The nanopores in organic matter (OM) in shale are considered to be the main storage space for methane. However, there is still limited understanding of the role of OM in underground hydrogen storage(UHS) in retaining shale gas reservoirs. To investigate the influence of kerogen on hydrogen storage, this study employs multiple spectroscopic techniques (solid-state ¹³C nuclear magnetic resonance, Fourier transform infrared spectroscopy, and X-ray photoelectron spectroscopy) to establish macromolecular structure models of kerogens of high and over-mature stages. Using molecular simulation techniques (GCMC and MD methods), the adsorption characteristics of hydrogen on kerogen under conditions of 333.15 K-393.15 K and 0-30 MPa are studied. The result shows: Longmaxi kerogen is carbon-dominant (>80%), featuring an extensive aromatic framework in over-mature stages. The high content of protonated and branched aromatic carbon, alongside a well-developed graphite (002) crystal plane, confirms high graphite-like crystallinity in over-mature structures.

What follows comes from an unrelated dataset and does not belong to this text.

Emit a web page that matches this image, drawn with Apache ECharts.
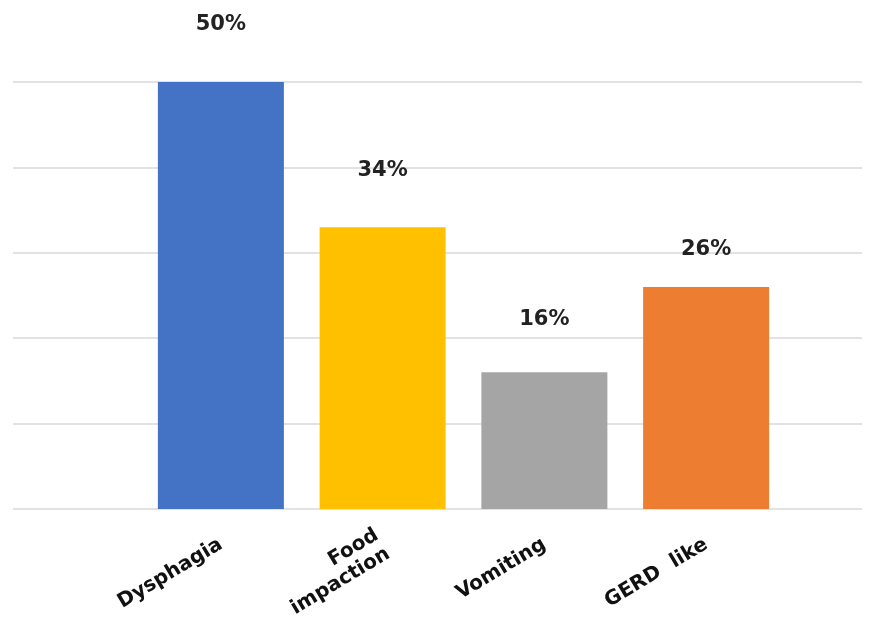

CH₄/H₂ competitive adsorption is primarily governed by van der Waals forces. CH₄ molecule exhibits stronger surface affinity, preferentially occupying high-energy sites with densities exceeding twice the bulk phase. Conversely, H₂ interactions are extremely weak, primarily controlled by pore space confinement and thermodynamic conditions, leading to a bulk-phase distribution. CH₄/H₂ selectivity decreases with pressure. The limited impact of maturity on selectivity reflects the stability of the dispersion-dominated mechanism. CO₂ molecule exhibits strong electrostatic and inductive interactions with polar functional groups. This leads to markedly higher isosteric heats and selectivity compared to the CH₄ system. The CO₂ molecule exhibits strong electrostatic and inductive interactions with polar groups and aromatic structures, showing significantly higher isosteric heat and selectivity coefficients compared to the CH₄/H₂ system. The CO₂ molecule has the lowest diffusion coefficient due to stable adsorption configurations and long residence times. At high pressures, a pore confinement effect restricts the H₂ molecule mean free path, increasing collision resistance and reducing its effective diffusion rate. These findings provide critical theoretical support for assessing the safety and capacity of large-scale UHS in depleted shale gas reservoirs.